**Description of the task**
Lines from the one containing "Rebuild this chart as a Python" to the one containing "plt.rcParams['font.family'] = ['Lato', 'DejaVu", both lines included, are to be extracted exactly from the data below; pictures are excluded.

--- begin Exercise material ---

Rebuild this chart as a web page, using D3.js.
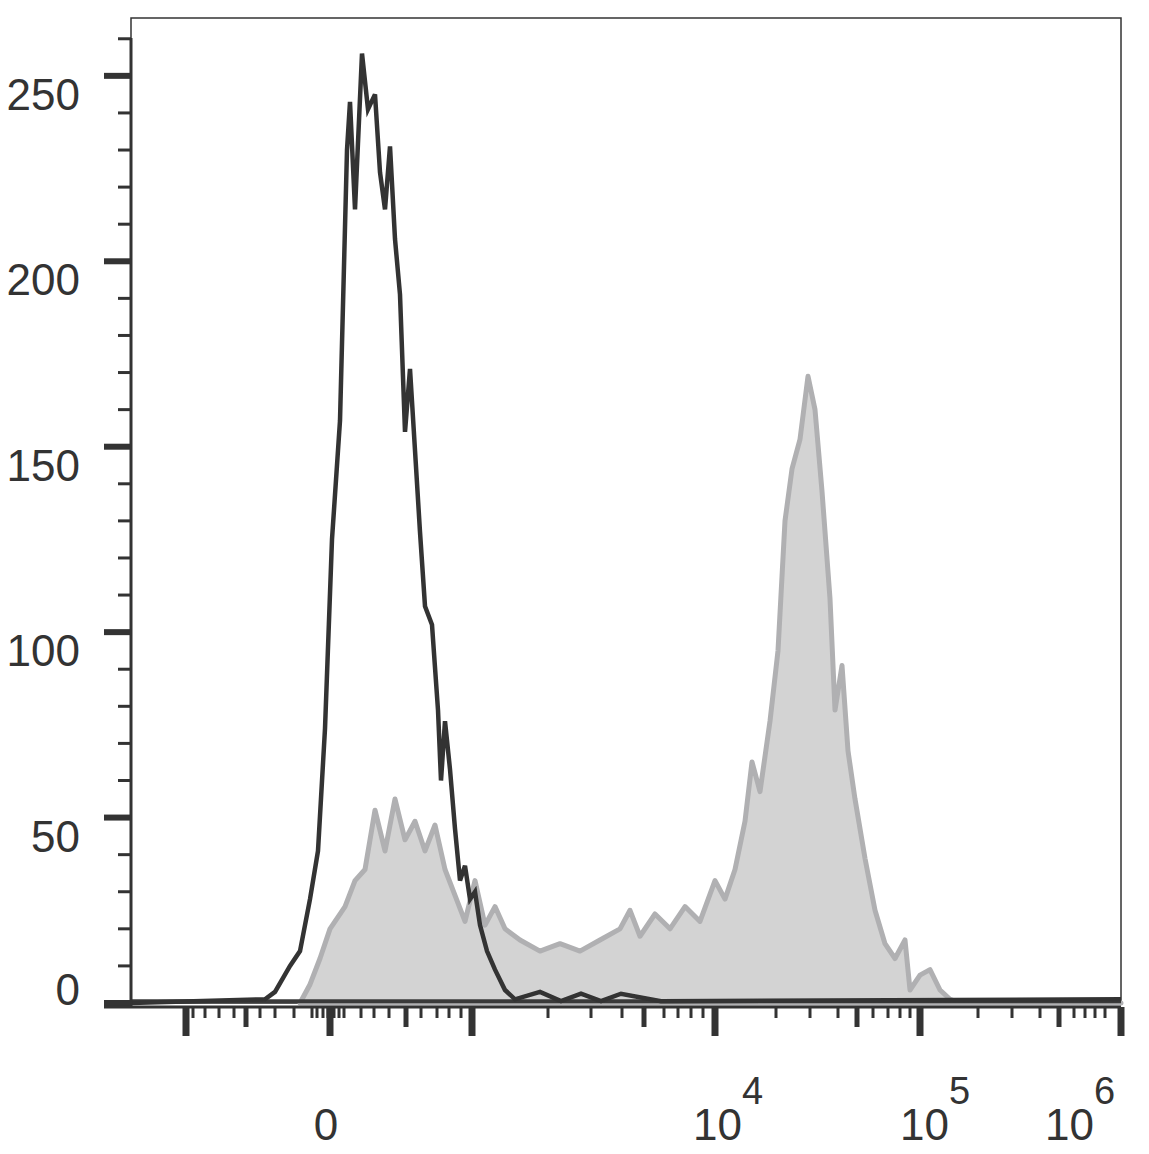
<!DOCTYPE html><html><head><meta charset="utf-8"><script src="https://cdn.jsdelivr.net/npm/d3@7"></script>
<style>body{margin:0;background:#fff}</style></head><body><svg id="c" width="1149" height="1154"></svg><script>
const darkX=[0,134,144,159,169,179,187,194,201,209,216,219,224,231,237,244,249,254,259,264,269,274,279,284,289,294,301,307,310,314,319,324,329,334,339,344,349,356,364,374,384,409,430,450,470,490,530,990];
const darkY=[0,1,3,10,14,28,41,74,125,157,230,243,214,256,241,245,224,214,231,206,191,154,171,149,127,107,102,79,60,76,63,47,33,37,28,30,21,14,9,3.5,1,3,0.5,2.5,0.5,2.5,0.5,1];
const grayX=[169,179,189,199,214,224,234,244,254,264,274,284,294,304,314,324,334,344,354,364,374,389,409,429,449,469,489,499,509,524,539,554,569,584,594,604,614,621,629,639,647,654,661,669,677,684,691,699,704,711,717,724,734,744,754,764,774,779,789,799,809,819,829,990];
const grayY=[0,5,12,20,26,33,36,52,41,55,44,49,41,48,36,29,22,33,21,26,20,17,14,16,14,17,20,25,18,24,20,26,22,33,28,36,49,65,57,76,95,130,144,152,169,160,138,109,79,91,68,55,39,25,16,12,17,3.5,7.5,9,3.5,1,0,0];
const yMajor=[0,50,100,150,200,250];
const yMinor=d3.range(0,270,10);
const xMajor=[55,199,341,584,789,990];
const xLabels=[{v:199,t:"0"},{v:584,t:"4"},{v:791,t:"5"},{v:990,t:"6"}];
const xMedium=[115,275,513,726,928];
const xMinor=[62,74,88,103,129,144,163,181,186,192,197,203,208,213,230,243,258,290,306,318,330,417,460,491,533,547,560,572,645,679,707,742,757,769,779,847,881,909,943,954,964,974];
const svg=d3.select("#c");
const L=131,R=1121,T=18,B=1003;
const x=d3.scaleLinear().domain([0,990]).range([L,R]);
const y=d3.scaleLinear().domain([0,265.6]).range([B,T]);
const F="Liberation Sans, Arial";
svg.append("rect").attr("x",L).attr("y",T).attr("width",R-L).attr("height",B-T).attr("fill","none").attr("stroke","#333").attr("stroke-width",1.5);
const pts=(X,Y)=>X.map((d,i)=>[d,Y[i]]);
svg.append("path").datum(pts(grayX,grayY)).attr("d",d3.area().x(d=>x(d[0])).y0(y(0)).y1(d=>y(d[1]))).attr("fill","#d3d3d3").attr("stroke","#b0b0b2").attr("stroke-width",5).attr("stroke-linejoin","round");
svg.append("line").attr("x1",x(0)).attr("x2",x(990)).attr("y1",y(0.5)).attr("y2",y(0.5)).attr("stroke","#3a3a3a").attr("stroke-width",4);
svg.append("path").datum(pts(darkX,darkY)).attr("d",d3.line().x(d=>x(d[0])).y(d=>y(d[1]))).attr("fill","none").attr("stroke","#333").attr("stroke-width",4.5);
svg.append("line").attr("x1",L).attr("x2",L).attr("y1",T+20).attr("y2",B+4).attr("stroke","#333").attr("stroke-width",3);
yMinor.forEach(v=>svg.append("line").attr("x1",118).attr("x2",L).attr("y1",y(v)).attr("y2",y(v)).attr("stroke","#333").attr("stroke-width",3));
yMajor.forEach(v=>{svg.append("line").attr("x1",104).attr("x2",L).attr("y1",y(v)).attr("y2",y(v)).attr("stroke","#333").attr("stroke-width",6);
 svg.append("text").attr("x",80).attr("y",v===0?y(v)+2:y(v)+34).attr("text-anchor","end").attr("font-family",F).attr("font-size",44).attr("fill","#333").text(v);});
const xa=B+4;
svg.append("line").attr("x1",104).attr("x2",x(990)).attr("y1",xa).attr("y2",xa).attr("stroke","#333").attr("stroke-width",3);
xMinor.forEach(v=>svg.append("line").attr("x1",x(v)).attr("x2",x(v)).attr("y1",xa).attr("y2",1018).attr("stroke","#333").attr("stroke-width",3));
xMedium.forEach(v=>svg.append("line").attr("x1",x(v)).attr("x2",x(v)).attr("y1",xa).attr("y2",1027).attr("stroke","#333").attr("stroke-width",5));
xMajor.forEach(v=>svg.append("line").attr("x1",x(v)).attr("x2",x(v)).attr("y1",xa).attr("y2",1036).attr("stroke","#333").attr("stroke-width",7));
const off={"4":-22,"5":-22,"6":-76};
xLabels.forEach(l=>{
 if(l.t==="0"){svg.append("text").attr("x",x(l.v)-4).attr("y",1140).attr("text-anchor","middle").attr("font-family",F).attr("font-size",44).attr("fill","#333").text("0");}
 else{const t=svg.append("text").attr("x",x(l.v)+off[l.t]).attr("y",1140).attr("font-family",F).attr("font-size",44).attr("fill","#333");
 t.append("tspan").text("10");t.append("tspan").attr("dy",-36).attr("font-size",38).text(l.t);}
});
</script></body></html>
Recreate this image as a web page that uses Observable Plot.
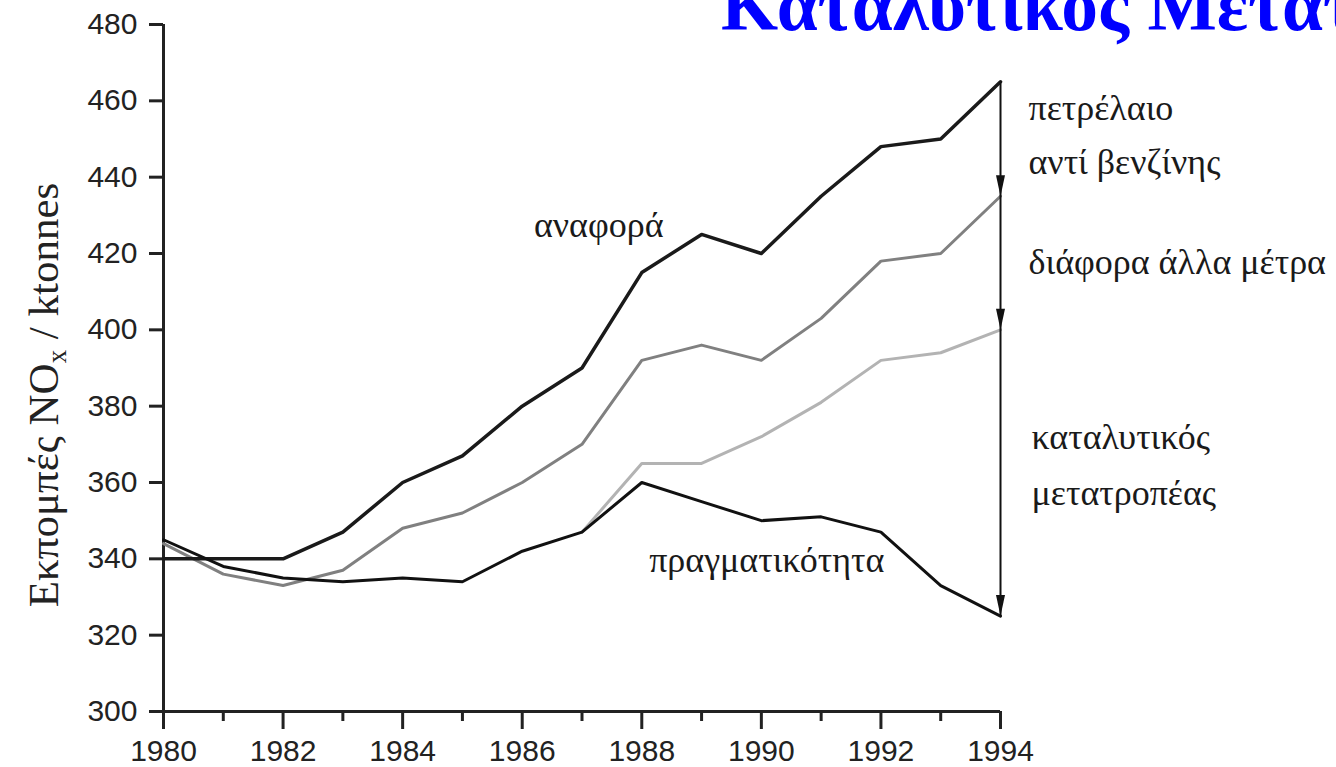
<!DOCTYPE html>
<html><head><meta charset="utf-8">
<script src="https://cdn.jsdelivr.net/npm/d3@7"></script>
<script src="https://cdn.jsdelivr.net/npm/@observablehq/plot@0.6"></script>
<style>
html,body{margin:0;padding:0;background:#fff;overflow:hidden;}
#wrap{position:relative;width:1336px;height:767px;overflow:hidden;background:#fff;}
#chart{position:absolute;left:0;top:0;}
#title{position:absolute;left:721px;top:-31px;font-family:"Liberation Serif","Times New Roman",serif;font-weight:bold;font-size:73.5px;color:#0000ff;white-space:nowrap;line-height:1;}
#ylabel{position:absolute;width:500px;left:-206px;top:374px;height:42px;line-height:42px;text-align:center;transform:rotate(-90deg);font-family:"Liberation Serif","Times New Roman",serif;font-size:43px;color:#222;white-space:nowrap;}
#ylabel sub{font-size:0.62em;vertical-align:-0.3em;line-height:0;}
</style></head>
<body><div id="wrap"><div id="chart"></div><div id="ylabel">Εκπομπές NO<sub>x</sub> / ktonnes</div><div id="title">Καταλυτικός Μετατροπέας</div></div>
<script>
const years = [1980,1981,1982,1983,1984,1985,1986,1987,1988,1989,1990,1991,1992,1993,1994];
const reference = [340,340,340,347,360,367,380,390,415,425,420,435,448,450,465];
const dieselInstead = [344,336,333,337,348,352,360,370,392,396,392,403,418,420,435];
const otherMeasures = [null,null,null,null,null,null,null,347,365,365,372,381,392,394,400];
const reality = [345,338,335,334,335,334,342,347,360,355,350,351,347,333,325];
const xTicks = [1980,1982,1984,1986,1988,1990,1992,1994];
const xMinorTicks = [1981,1983,1985,1987,1989,1991,1993];
const yTicks = [300,320,340,360,380,400,420,440,460,480];
const labelReference = "αναφορά";
const labelReality = "πραγματικότητα";
const labelDiesel = ["πετρέλαιο", "αντί βενζίνης"];
const labelOther = "διάφορα άλλα μέτρα";
const labelCatalyst = ["καταλυτικός", "μετατροπέας"];

const rows = years.map((year, i) => ({year, reference: reference[i], diesel: dieselInstead[i], other: otherMeasures[i], reality: reality[i]}));
const last = years.length - 1;
const lastYear = years[last];

const triangle = {
  draw(context, l) {
    context.moveTo(0, -l);
    context.lineTo(-4.5, 0);
    context.lineTo(4.5, 0);
    context.closePath();
  }
};

const serif = "Liberation Serif, Times New Roman, serif";
const annot = {fontFamily: serif, fontSize: 36, fill: "#1a1a1a"};

const plot = Plot.plot({
  width: 1336, height: 767,
  marginLeft: 163, marginRight: 336, marginTop: 24, marginBottom: 56,
  x: {domain: [years[0], lastYear]},
  y: {domain: [yTicks[0], yTicks[yTicks.length - 1]]},
  style: {fontFamily: "Liberation Sans, Arial, sans-serif", fontSize: "30px", color: "#222", background: "#fff", overflow: "visible"},
  marks: [
    Plot.axisY({ticks: yTicks, tickSize: 14, tickPadding: 12, strokeWidth: 3, label: null, tickFormat: d => String(d)}),
    Plot.axisX({ticks: xTicks, tickSize: 18, tickPadding: 10, strokeWidth: 3, label: null, tickFormat: d => String(d)}),
    Plot.axisX({ticks: xMinorTicks, tickSize: 10, strokeWidth: 3, label: null, tickFormat: () => ""}),
    Plot.ruleX([years[0]], {stroke: "#222", strokeWidth: 3}),
    Plot.ruleY([yTicks[0]], {stroke: "#222", strokeWidth: 3}),
    Plot.line(rows, {x: "year", y: "other", stroke: "#b3b3b3", strokeWidth: 3}),
    Plot.line(rows, {x: "year", y: "diesel", stroke: "#808080", strokeWidth: 3}),
    Plot.line(rows, {x: "year", y: "reference", stroke: "#1a1a1a", strokeWidth: 3.5}),
    Plot.line(rows, {x: "year", y: "reality", stroke: "#111", strokeWidth: 3}),
    Plot.ruleX([lastYear], {y1: reference[last], y2: reality[last], stroke: "#111", strokeWidth: 2}),
    Plot.vector([dieselInstead[last], otherMeasures[last], reality[last]], {
      x: () => lastYear, y: d => d, length: 21, rotate: 180, anchor: "end",
      shape: triangle, fill: "#111", stroke: "none"
    }),
    Plot.text([labelReference], {x: 1987.28, y: 427.3, text: d => d, textAnchor: "middle", lineAnchor: "middle", ...annot}),
    Plot.text([labelReality], {x: 1990.09, y: 339.5, text: d => d, textAnchor: "middle", lineAnchor: "middle", ...annot}),
    Plot.text([labelDiesel[0]], {x: lastYear, y: 457.9, dx: 28, text: d => d, textAnchor: "start", lineAnchor: "middle", ...annot}),
    Plot.text([labelDiesel[1]], {x: lastYear, y: 443.9, dx: 28, text: d => d, textAnchor: "start", lineAnchor: "middle", ...annot}),
    Plot.text([labelOther], {x: lastYear, y: 417.7, dx: 28, text: d => d, textAnchor: "start", lineAnchor: "middle", ...annot}),
    Plot.text([labelCatalyst[0]], {x: lastYear, y: 371.8, dx: 31, text: d => d, textAnchor: "start", lineAnchor: "middle", ...annot}),
    Plot.text([labelCatalyst[1]], {x: lastYear, y: 357.0, dx: 31, text: d => d, textAnchor: "start", lineAnchor: "middle", ...annot})
  ]
});
document.getElementById("chart").appendChild(plot);
</script>
</body></html>
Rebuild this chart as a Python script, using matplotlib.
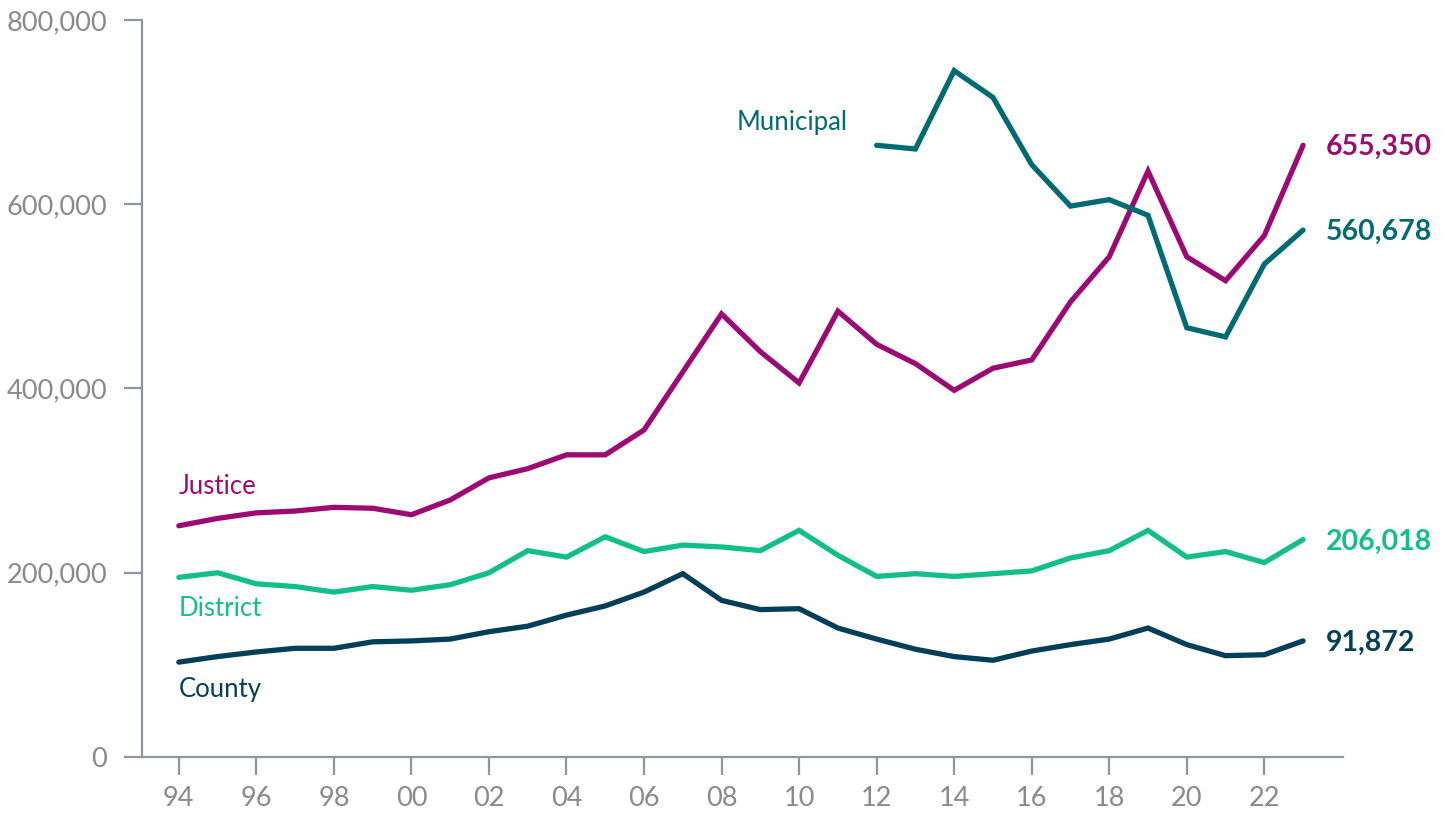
import matplotlib
import matplotlib.pyplot as plt
from matplotlib.ticker import FuncFormatter

matplotlib.use('Agg')

plt.rcParams['font.family'] = ['Lato', 'DejaVu Sans']

# Data
years = list(range(1994, 2024))
justice = [251, 259, 265, 267, 271, 270, 263, 279, 303, 313, 328, 328, 355, 418,
           481, 440, 406, 484, 448, 427, 398, 422, 431, 494, 543, 636, 543, 517,
           566, 664]
district = [195, 200, 188, 185, 179, 185, 181, 187, 200, 224, 217, 239, 223, 230,
            228, 224, 246, 219, 196, 199, 196, 199, 202, 216, 224, 246, 217, 223,
            211, 236]
county = [103, 109, 114, 118, 118, 125, 126, 128, 136, 142, 154, 164, 179, 199,
          170, 160, 161, 140, 128, 117, 109, 105, 115, 122, 128, 140, 122, 110,
          111, 126]
muni_years = list(range(2012, 2024))
municipal = [664, 660, 745, 716, 643, 598, 605, 588, 466, 456, 535, 572]

end_labels = {'Justice': '655,350', 'Municipal': '560,678',
              'District': '206,018', 'County': '91,872'}

c_justice = '#9C0A74'
c_muni = '#016A72'
c_district = '#12BF8A'
c_county = '#033F58'
c_axis = '#8E979F'
c_tick = '#8A8A8A'

fig = plt.figure(figsize=(14.47, 8.19), dpi=100)
ax = fig.add_axes([142 / 1447, 1 - 757 / 819, (1343 - 142) / 1447, (757 - 20) / 819])

lw = 3.8
series = [
    ('Justice', years, justice, c_justice),
    ('District', years, district, c_district),
    ('County', years, county, c_county),
    ('Municipal', muni_years, municipal, c_muni),
]
for name, xs, vals, col in series:
    ys = [v * 1000 for v in vals]
    ax.plot(xs, ys, color=col, lw=lw, solid_capstyle='round',
            solid_joinstyle='miter', zorder=3)
    ax.text(xs[-1] + 0.58, ys[-1] - 2000, end_labels[name], color=col, fontsize=20.5,
            fontweight='bold', va='center', ha='left')

# Series name labels
ax.text(1994, 280000, 'Justice', color=c_justice, fontsize=18.5, va='bottom', ha='left')
ax.text(1994, 148000, 'District', color=c_district, fontsize=18.5, va='bottom', ha='left')
ax.text(1994, 60000, 'County', color=c_county, fontsize=18.5, va='bottom', ha='left')
ax.text(2011.25, 675000, 'Municipal', color=c_muni, fontsize=18.5, va='bottom', ha='right')

ax.set_xlim(1993.05, 2024.03)
ax.set_ylim(0, 800000)
ax.set_yticks([0, 200000, 400000, 600000, 800000])
ax.yaxis.set_major_formatter(FuncFormatter(lambda v, p: f'{int(v):,}'))
ax.set_xticks(list(range(1994, 2023, 2)))
ax.set_xticklabels([f'{y % 100:02d}' for y in range(1994, 2023, 2)])

for side in ['top', 'right']:
    ax.spines[side].set_visible(False)
for side in ['left', 'bottom']:
    ax.spines[side].set_color(c_axis)
    ax.spines[side].set_linewidth(1.6)
ax.tick_params(axis='both', colors=c_axis, labelcolor=c_tick, width=1.6,
               length=13, labelsize=19.5)
ax.tick_params(axis='y', pad=12)
ax.tick_params(axis='x', pad=8)

fig.savefig('out.png', dpi=100)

--- end Exercise material ---

**Solution below**
Rebuild this chart as a Python script, using matplotlib.
import matplotlib
import matplotlib.pyplot as plt
from matplotlib.ticker import FuncFormatter

matplotlib.use('Agg')

plt.rcParams['font.family'] = ['Lato', 'DejaVu Sans']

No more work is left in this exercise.